Given material
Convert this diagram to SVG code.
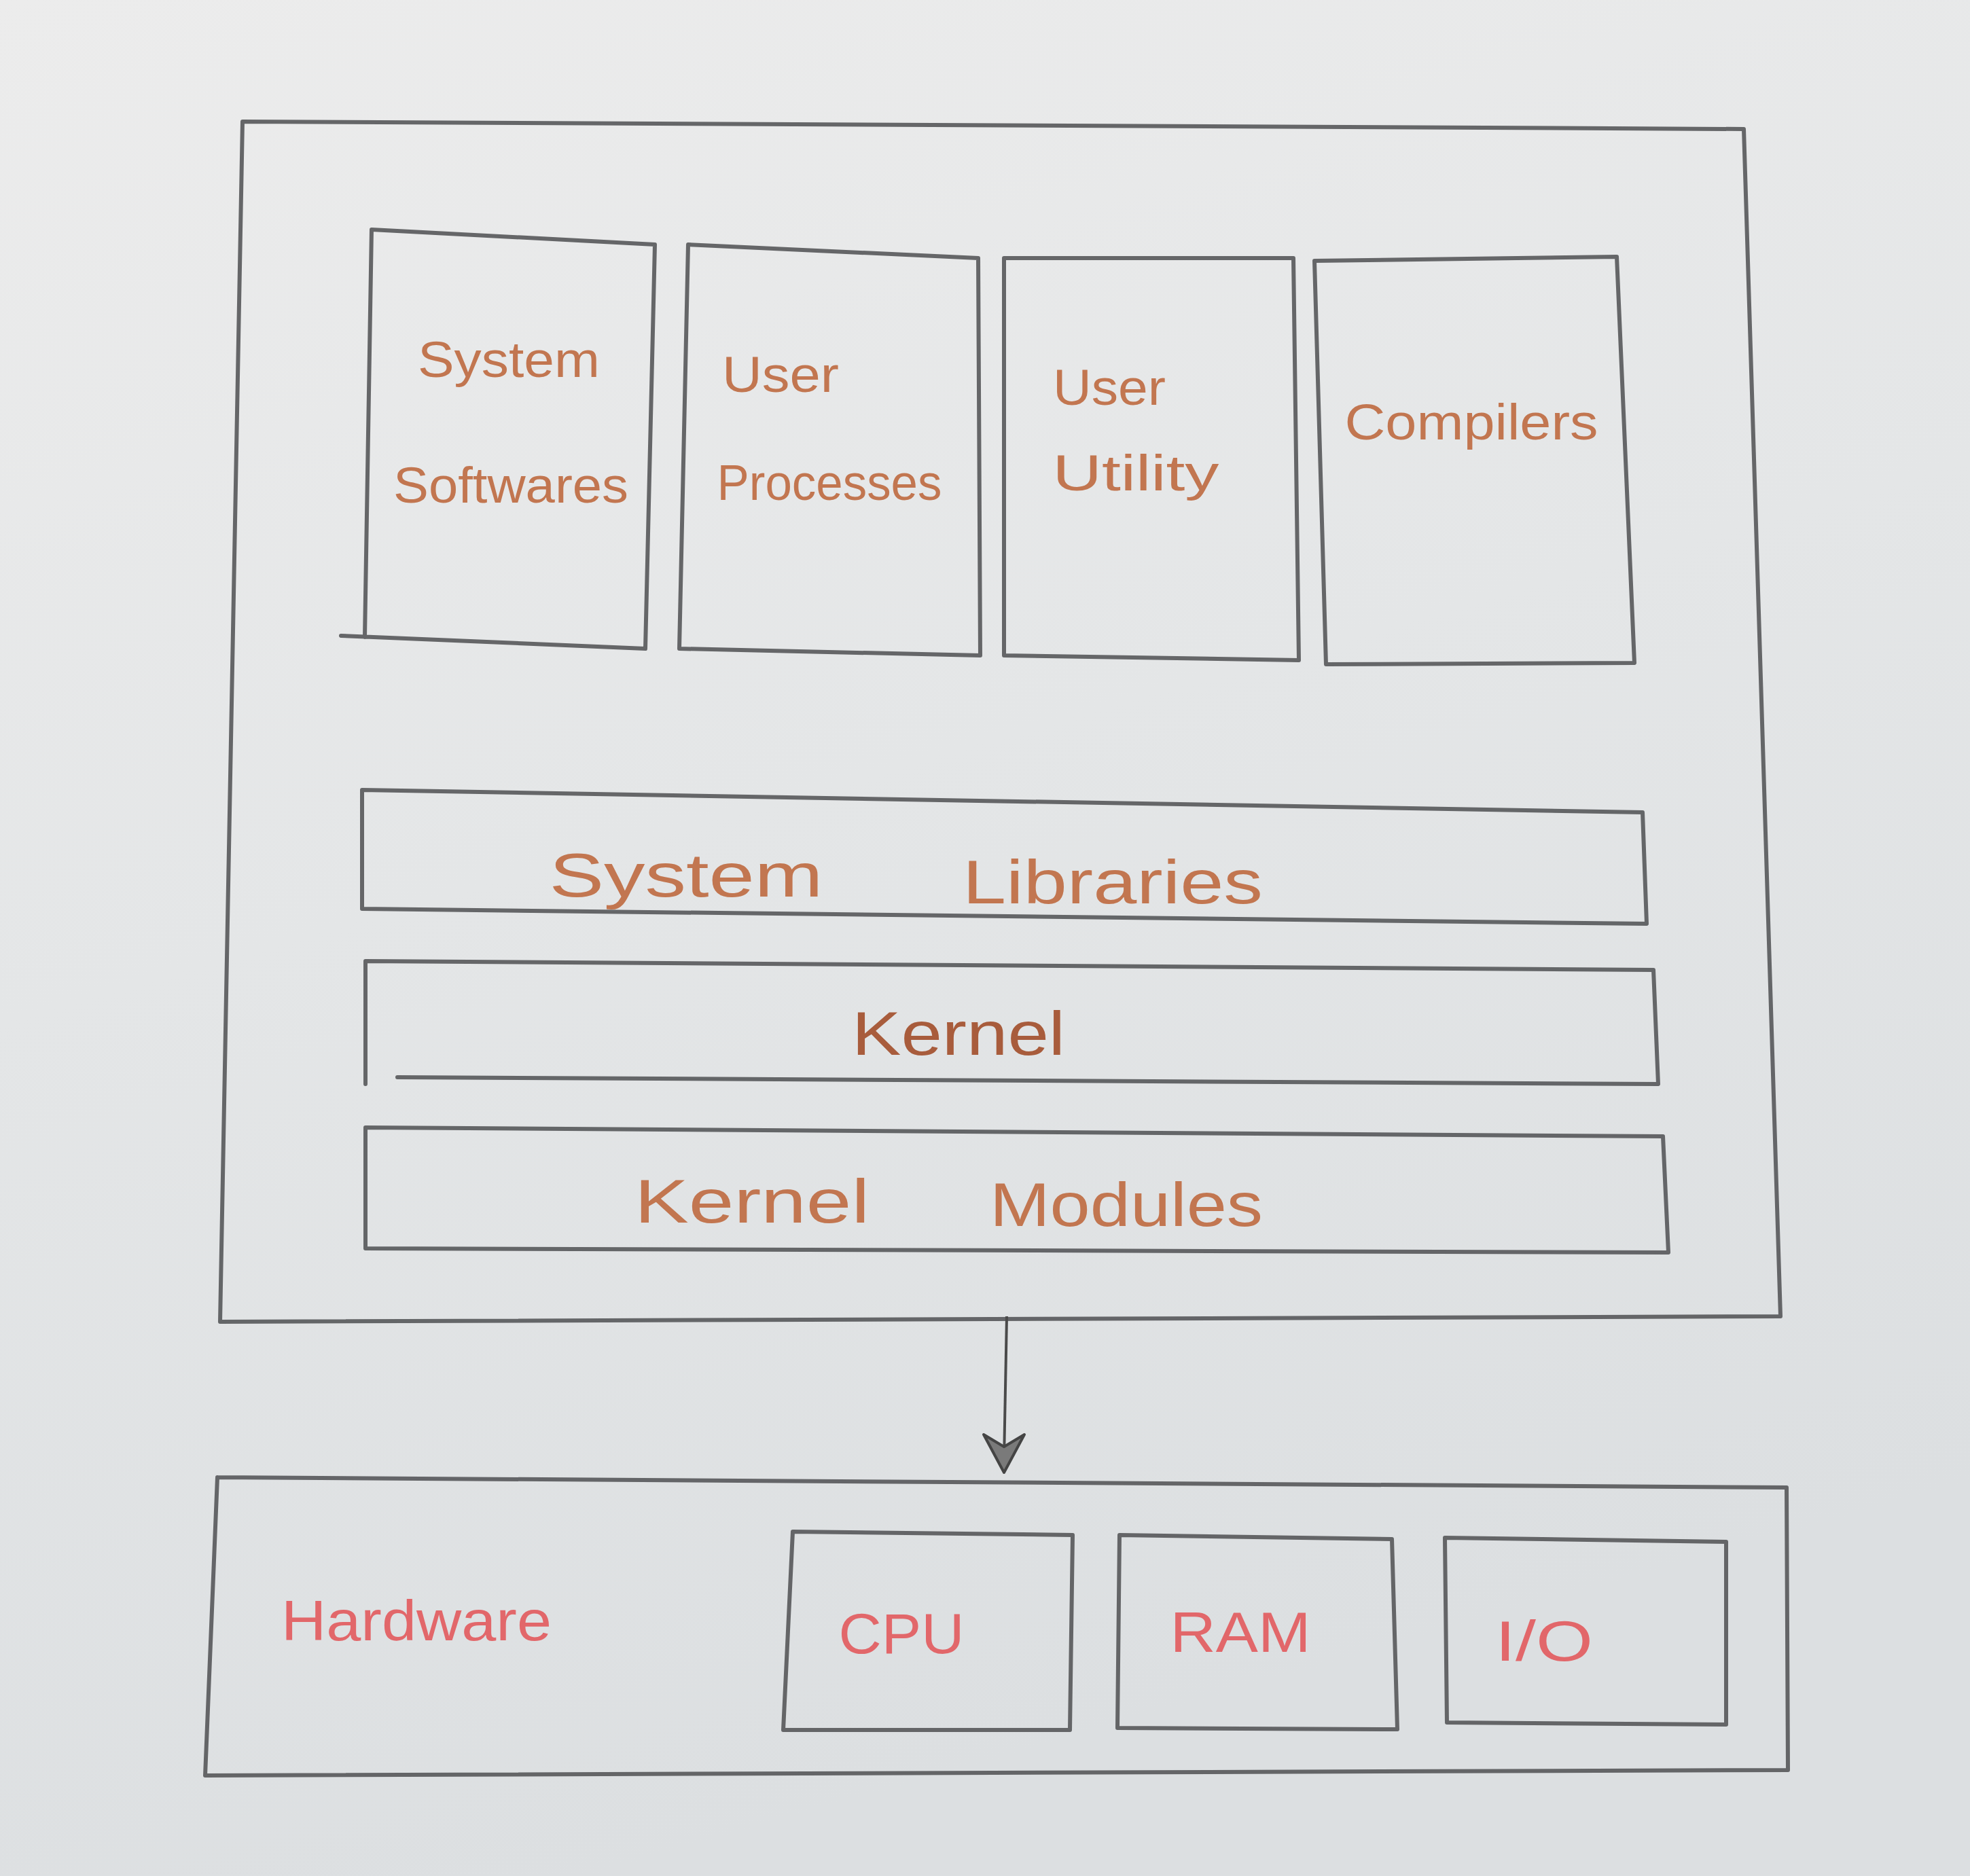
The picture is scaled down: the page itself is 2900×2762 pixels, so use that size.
<svg xmlns="http://www.w3.org/2000/svg" width="2900" height="2762" viewBox="0 0 2900 2762">
<defs>
<linearGradient id="bg" x1="0" y1="0" x2="0.3" y2="1">
<stop offset="0" stop-color="#ececec"/>
<stop offset="0.5" stop-color="#e4e6e7"/>
<stop offset="1" stop-color="#dcdfe1"/>
</linearGradient>
</defs>
<style>
.box{fill:none;stroke:#57585a;stroke-width:6;stroke-linejoin:round;stroke-linecap:round;opacity:0.9}
.edge{fill:none;stroke:#4a4a4a;stroke-width:4}
.head{fill:#7a7a7a;stroke:#444;stroke-width:4;stroke-linejoin:round}
.lbl{font-family:"Liberation Sans",Arial,sans-serif;fill:#c27650;font-size:74px}
.big{font-size:90px}
.dk{fill:#a85c3c}
.hw{font-family:"Liberation Sans",Arial,sans-serif;fill:#e2676a;font-size:84px}
</style>
<rect x="0" y="0" width="2900" height="2762" fill="url(#bg)"/>

<g id="os-frame">
<path class="box" d="M357,179 L2567,190 L2621,1938 L324,1946 Z"/>
</g>

<g id="system-softwares">
<path class="box" d="M502,936 L950,955 L964,360 L547,338 L537,938"/>
<text class="lbl" x="749" y="555" text-anchor="middle" textLength="268" lengthAdjust="spacingAndGlyphs">System</text>
<text class="lbl" x="752" y="740" text-anchor="middle" textLength="346" lengthAdjust="spacingAndGlyphs">Softwares</text>
</g>

<g id="user-processes">
<path class="box" d="M1013,360 L1440,380 L1443,965 L1000,955 Z"/>
<text class="lbl" x="1149" y="577" text-anchor="middle" textLength="172" lengthAdjust="spacingAndGlyphs">User</text>
<text class="lbl" x="1221" y="736" text-anchor="middle" textLength="331" lengthAdjust="spacingAndGlyphs">Processes</text>
</g>

<g id="user-utility">
<path class="box" d="M1478,380 L1904,380 L1912,972 L1478,965 Z"/>
<text class="lbl" x="1633" y="596" text-anchor="middle" textLength="166" lengthAdjust="spacingAndGlyphs">User</text>
<text class="lbl" x="1672" y="722" text-anchor="middle" textLength="245" lengthAdjust="spacingAndGlyphs">Utility</text>
</g>

<g id="compilers">
<path class="box" d="M1935,384 L2380,378 L2406,976 L1952,978 Z"/>
<text class="lbl" x="2166" y="647" text-anchor="middle" textLength="373" lengthAdjust="spacingAndGlyphs">Compilers</text>
</g>

<g id="system-libraries">
<path class="box" d="M533,1163 L2418,1196 L2424,1360 L533,1338 Z"/>
<text class="lbl big" x="1010" y="1320" text-anchor="middle" textLength="403" lengthAdjust="spacingAndGlyphs">System</text>
<text class="lbl big" x="1638" y="1330" text-anchor="middle" textLength="442" lengthAdjust="spacingAndGlyphs">Libraries</text>
</g>

<g id="kernel">
<path class="box" d="M538,1415 L2434,1428 L2441,1596 L585,1586 M538,1415 L538,1596"/>
<text class="lbl big dk" x="1411" y="1553" text-anchor="middle" textLength="314" lengthAdjust="spacingAndGlyphs">Kernel</text>
</g>

<g id="kernel-modules">
<path class="box" d="M538,1660 L2448,1673 L2456,1844 L538,1838 Z"/>
<text class="lbl big" x="1107" y="1800" text-anchor="middle" textLength="346" lengthAdjust="spacingAndGlyphs">Kernel</text>
<text class="lbl big" x="1658" y="1805" text-anchor="middle" textLength="402" lengthAdjust="spacingAndGlyphs">Modules</text>
</g>

<g id="hardware">
<path class="box" d="M320,2175 L2630,2190 L2632,2606 L302,2614 M320,2175 L302,2614"/>
<text class="hw" x="613" y="2415" text-anchor="middle" textLength="398" lengthAdjust="spacingAndGlyphs">Hardware</text>
</g>

<g id="cpu">
<path class="box" d="M1167,2255 L1579,2260 L1575,2547 L1153,2547 Z"/>
<text class="hw" x="1327" y="2434" text-anchor="middle" textLength="185" lengthAdjust="spacingAndGlyphs">CPU</text>
</g>

<g id="ram">
<path class="box" d="M1648,2260 L2049,2266 L2057,2546 L1645,2544 Z"/>
<text class="hw" x="1826" y="2432" text-anchor="middle" textLength="207" lengthAdjust="spacingAndGlyphs">RAM</text>
</g>

<g id="io">
<path class="box" d="M2127,2264 L2541,2270 L2541,2539 L2130,2536 Z"/>
<text class="hw" x="2273" y="2445" text-anchor="middle" textLength="144" lengthAdjust="spacingAndGlyphs">I/O</text>
</g>

<g id="connectors">
<path class="edge" d="M1482,1938 L1478,2150"/>
<path class="head" d="M1448,2112 L1478,2168 L1508,2112 L1478,2130 Z"/>
</g>
</svg>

Objective
How many lines in the listing above contain the string "size"? Answer with the number only.

Finished answer
4